Repeat each line of the material below exactly as it appears, minus any pictures.

• **SUPPLIED INFORMATION**
START

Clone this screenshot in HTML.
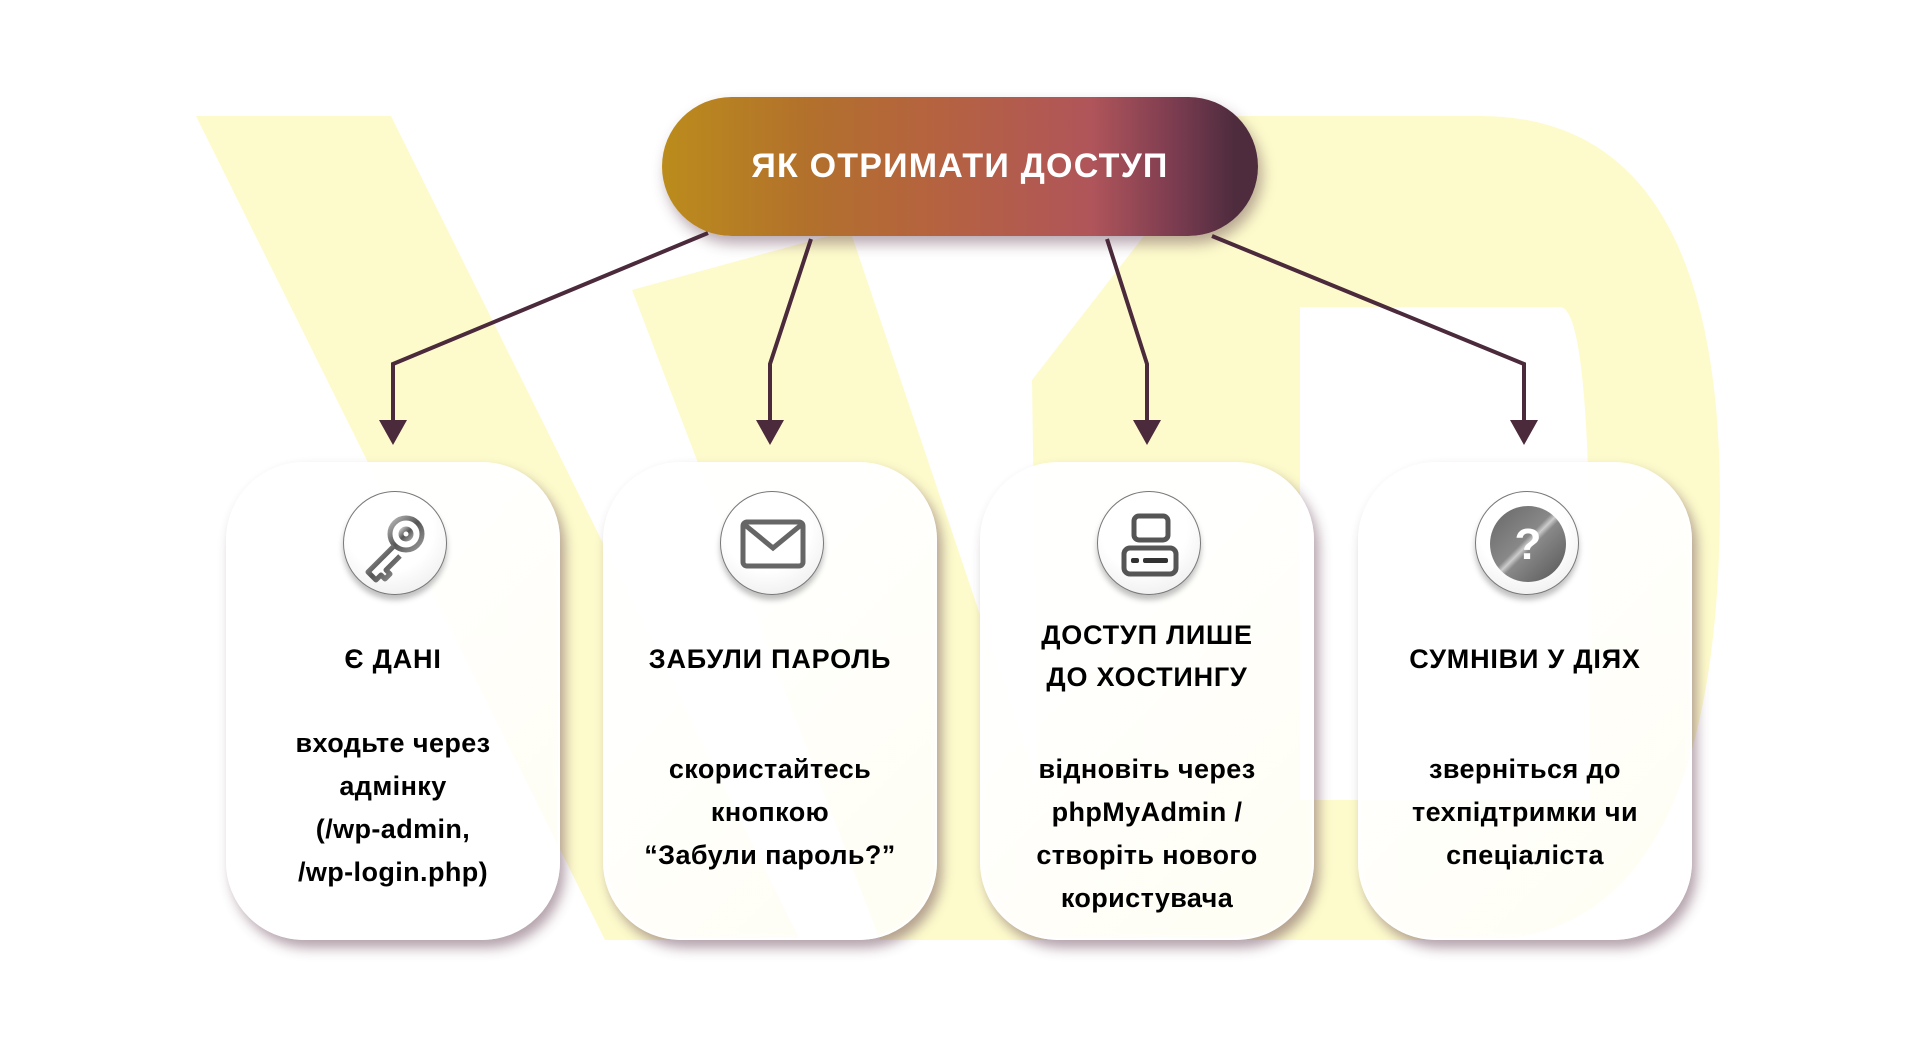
<!DOCTYPE html>
<html><head><meta charset="utf-8"><style>
html,body{margin:0;padding:0;background:#fff;}
body{width:1920px;height:1038px;position:relative;overflow:hidden;font-family:"Liberation Sans","DejaVu Sans",sans-serif;}
svg.bg{position:absolute;left:0;top:0;}
.pill{position:absolute;left:662px;top:97px;width:596px;height:139px;border-radius:70px;
background:linear-gradient(90deg,#bb8c1c 0%,#b2702c 25%,#b5633f 45%,#b0555a 72%,#7c3c50 86%,#4e2c3e 96%);
box-shadow:4px 8px 14px rgba(80,40,60,0.4);color:#fff;font-weight:bold;font-size:34px;letter-spacing:1.2px;
display:flex;align-items:center;justify-content:center;}
.card{position:absolute;top:462px;width:334px;height:478px;border-radius:78px;
background:linear-gradient(135deg,rgba(255,255,255,0.97) 35%,rgba(255,255,255,0.75) 100%);
border:2px solid #fff;box-sizing:border-box;
box-shadow:5px 8px 12px rgba(90,50,70,0.45), inset 0 0 10px rgba(255,255,255,0.8);}
.ic{position:absolute;left:115px;top:27px;width:104px;height:104px;border-radius:50%;box-sizing:border-box;
border:1.5px solid #777;background:radial-gradient(circle at 45% 35%,#fff 50%,#e6e6e6 100%);
box-shadow:0 5px 6px rgba(0,0,0,0.25);}
.ic svg{position:absolute;left:0;top:0;}
.t{position:absolute;left:0;width:100%;text-align:center;font-weight:bold;font-size:27px;color:#000;letter-spacing:0.8px;line-height:42px;}
.b{position:absolute;left:0;width:100%;text-align:center;font-weight:bold;font-size:27px;color:#000;letter-spacing:0.4px;line-height:43px;}
</style></head><body>
<svg class="bg" width="1920" height="1038">
<g fill="#fdfbcc">
<polygon points="196,116 391,116 800,940 605,940"/>
<polygon points="632,290 850,230 1090,940 880,940"/>
<path fill-rule="evenodd" d="M1237,116 L1480,116 Q1720,116 1720,500 Q1720,940 1480,940 L1040,940 L1032,380 Z M1300,307 L1560,307 Q1590,307 1590,600 L1590,800 L1300,800 Z"/>
</g>
<g stroke="#4b2a3c" stroke-width="4" fill="none">
<polyline points="708,233 393,364 393,425"/>
<polyline points="811,239 770,364 770,425"/>
<polyline points="1107,239 1147,364 1147,425"/>
<polyline points="1212,236 1524,364 1524,425"/>
</g>
<g fill="#4b2a3c">
<polygon points="379,420 407,420 393,445"/>
<polygon points="756,420 784,420 770,445"/>
<polygon points="1133,420 1161,420 1147,445"/>
<polygon points="1510,420 1538,420 1524,445"/>
</g>
</svg>
<div class="pill">ЯК ОТРИМАТИ ДОСТУП</div>

<div class="card" style="left:226px">
<div class="ic"><svg width="104" height="104"><defs><linearGradient id="g1" x1="0" y1="0" x2="1" y2="1"><stop offset="0" stop-color="#bbb"/><stop offset="0.5" stop-color="#555"/><stop offset="1" stop-color="#999"/></linearGradient></defs>
<g fill="none" stroke="url(#g1)" stroke-width="5" stroke-linejoin="round"><circle cx="62" cy="42" r="16"/><circle cx="62" cy="42" r="5"/><path d="M50,54 L24,80 L32,88 L37,83 L41,87 L46,82 L42,78 L56,64"/></g></svg></div>
<div class="t" style="top:174px">Є ДАНІ</div>
<div class="b" style="top:258px">входьте через<br>адмінку<br>(/wp-admin,<br>/wp-login.php)</div>
</div>

<div class="card" style="left:603px">
<div class="ic"><svg width="104" height="104"><rect x="22" y="30" width="60" height="44" rx="4" fill="none" stroke="#666" stroke-width="5"/><polyline points="24,33 52,56 80,33" fill="none" stroke="#666" stroke-width="5"/></svg></div>
<div class="t" style="top:174px">ЗАБУЛИ ПАРОЛЬ</div>
<div class="b" style="top:284px">скористайтесь<br>кнопкою<br>“Забули пароль?”</div>
</div>

<div class="card" style="left:980px">
<div class="ic"><svg width="104" height="104"><rect x="36" y="24" width="34" height="24" rx="5" fill="none" stroke="#555" stroke-width="5"/><rect x="26" y="56" width="52" height="26" rx="6" fill="none" stroke="#555" stroke-width="5"/><rect x="33" y="66" width="8" height="5" rx="2" fill="#333"/><rect x="45" y="66" width="25" height="5" rx="2" fill="#333"/></svg></div>
<div class="t" style="top:150px">ДОСТУП ЛИШЕ<br>ДО ХОСТИНГУ</div>
<div class="b" style="top:284px">відновіть через<br>phpMyAdmin /<br>створіть нового<br>користувача</div>
</div>

<div class="card" style="left:1358px">
<div class="ic"><svg width="104" height="104"><defs><linearGradient id="g4" x1="0" y1="0" x2="1" y2="1"><stop offset="0" stop-color="#666"/><stop offset="0.45" stop-color="#888"/><stop offset="0.5" stop-color="#ccc"/><stop offset="0.55" stop-color="#888"/><stop offset="1" stop-color="#555"/></linearGradient></defs><circle cx="52" cy="52" r="38" fill="url(#g4)"/><text x="52" y="67" text-anchor="middle" font-family="Liberation Sans, sans-serif" font-weight="bold" font-size="44" fill="#fff">?</text></svg></div>
<div class="t" style="top:174px">СУМНІВИ У ДІЯХ</div>
<div class="b" style="top:284px">зверніться до<br>техпідтримки чи<br>спеціаліста</div>
</div>
</body></html>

END

• **TASK SOLUTION**
Clone this screenshot in HTML.
<!DOCTYPE html>
<html><head><meta charset="utf-8"><style>
html,body{margin:0;padding:0;background:#fff;}
body{width:1920px;height:1038px;position:relative;overflow:hidden;font-family:"Liberation Sans","DejaVu Sans",sans-serif;}
svg.bg{position:absolute;left:0;top:0;}
.pill{position:absolute;left:662px;top:97px;width:596px;height:139px;border-radius:70px;
background:linear-gradient(90deg,#bb8c1c 0%,#b2702c 25%,#b5633f 45%,#b0555a 72%,#7c3c50 86%,#4e2c3e 96%);
box-shadow:4px 8px 14px rgba(80,40,60,0.4);color:#fff;font-weight:bold;font-size:34px;letter-spacing:1.2px;
display:flex;align-items:center;justify-content:center;}
.card{position:absolute;top:462px;width:334px;height:478px;border-radius:78px;
background:linear-gradient(135deg,rgba(255,255,255,0.97) 35%,rgba(255,255,255,0.75) 100%);
border:2px solid #fff;box-sizing:border-box;
box-shadow:5px 8px 12px rgba(90,50,70,0.45), inset 0 0 10px rgba(255,255,255,0.8);}
.ic{position:absolute;left:115px;top:27px;width:104px;height:104px;border-radius:50%;box-sizing:border-box;
border:1.5px solid #777;background:radial-gradient(circle at 45% 35%,#fff 50%,#e6e6e6 100%);
box-shadow:0 5px 6px rgba(0,0,0,0.25);}
.ic svg{position:absolute;left:0;top:0;}
.t{position:absolute;left:0;width:100%;text-align:center;font-weight:bold;font-size:27px;color:#000;letter-spacing:0.8px;line-height:42px;}
.b{position:absolute;left:0;width:100%;text-align:center;font-weight:bold;font-size:27px;color:#000;letter-spacing:0.4px;line-height:43px;}
</style></head><body>
<svg class="bg" width="1920" height="1038">
<g fill="#fdfbcc">
<polygon points="196,116 391,116 800,940 605,940"/>
<polygon points="632,290 850,230 1090,940 880,940"/>
<path fill-rule="evenodd" d="M1237,116 L1480,116 Q1720,116 1720,500 Q1720,940 1480,940 L1040,940 L1032,380 Z M1300,307 L1560,307 Q1590,307 1590,600 L1590,800 L1300,800 Z"/>
</g>
<g stroke="#4b2a3c" stroke-width="4" fill="none">
<polyline points="708,233 393,364 393,425"/>
<polyline points="811,239 770,364 770,425"/>
<polyline points="1107,239 1147,364 1147,425"/>
<polyline points="1212,236 1524,364 1524,425"/>
</g>
<g fill="#4b2a3c">
<polygon points="379,420 407,420 393,445"/>
<polygon points="756,420 784,420 770,445"/>
<polygon points="1133,420 1161,420 1147,445"/>
<polygon points="1510,420 1538,420 1524,445"/>
</g>
</svg>
<div class="pill">ЯК ОТРИМАТИ ДОСТУП</div>

<div class="card" style="left:226px">
<div class="ic"><svg width="104" height="104"><defs><linearGradient id="g1" x1="0" y1="0" x2="1" y2="1"><stop offset="0" stop-color="#bbb"/><stop offset="0.5" stop-color="#555"/><stop offset="1" stop-color="#999"/></linearGradient></defs>
<g fill="none" stroke="url(#g1)" stroke-width="5" stroke-linejoin="round"><circle cx="62" cy="42" r="16"/><circle cx="62" cy="42" r="5"/><path d="M50,54 L24,80 L32,88 L37,83 L41,87 L46,82 L42,78 L56,64"/></g></svg></div>
<div class="t" style="top:174px">Є ДАНІ</div>
<div class="b" style="top:258px">входьте через<br>адмінку<br>(/wp-admin,<br>/wp-login.php)</div>
</div>

<div class="card" style="left:603px">
<div class="ic"><svg width="104" height="104"><rect x="22" y="30" width="60" height="44" rx="4" fill="none" stroke="#666" stroke-width="5"/><polyline points="24,33 52,56 80,33" fill="none" stroke="#666" stroke-width="5"/></svg></div>
<div class="t" style="top:174px">ЗАБУЛИ ПАРОЛЬ</div>
<div class="b" style="top:284px">скористайтесь<br>кнопкою<br>“Забули пароль?”</div>
</div>

<div class="card" style="left:980px">
<div class="ic"><svg width="104" height="104"><rect x="36" y="24" width="34" height="24" rx="5" fill="none" stroke="#555" stroke-width="5"/><rect x="26" y="56" width="52" height="26" rx="6" fill="none" stroke="#555" stroke-width="5"/><rect x="33" y="66" width="8" height="5" rx="2" fill="#333"/><rect x="45" y="66" width="25" height="5" rx="2" fill="#333"/></svg></div>
<div class="t" style="top:150px">ДОСТУП ЛИШЕ<br>ДО ХОСТИНГУ</div>
<div class="b" style="top:284px">відновіть через<br>phpMyAdmin /<br>створіть нового<br>користувача</div>
</div>

<div class="card" style="left:1358px">
<div class="ic"><svg width="104" height="104"><defs><linearGradient id="g4" x1="0" y1="0" x2="1" y2="1"><stop offset="0" stop-color="#666"/><stop offset="0.45" stop-color="#888"/><stop offset="0.5" stop-color="#ccc"/><stop offset="0.55" stop-color="#888"/><stop offset="1" stop-color="#555"/></linearGradient></defs><circle cx="52" cy="52" r="38" fill="url(#g4)"/><text x="52" y="67" text-anchor="middle" font-family="Liberation Sans, sans-serif" font-weight="bold" font-size="44" fill="#fff">?</text></svg></div>
<div class="t" style="top:174px">СУМНІВИ У ДІЯХ</div>
<div class="b" style="top:284px">зверніться до<br>техпідтримки чи<br>спеціаліста</div>
</div>
</body></html>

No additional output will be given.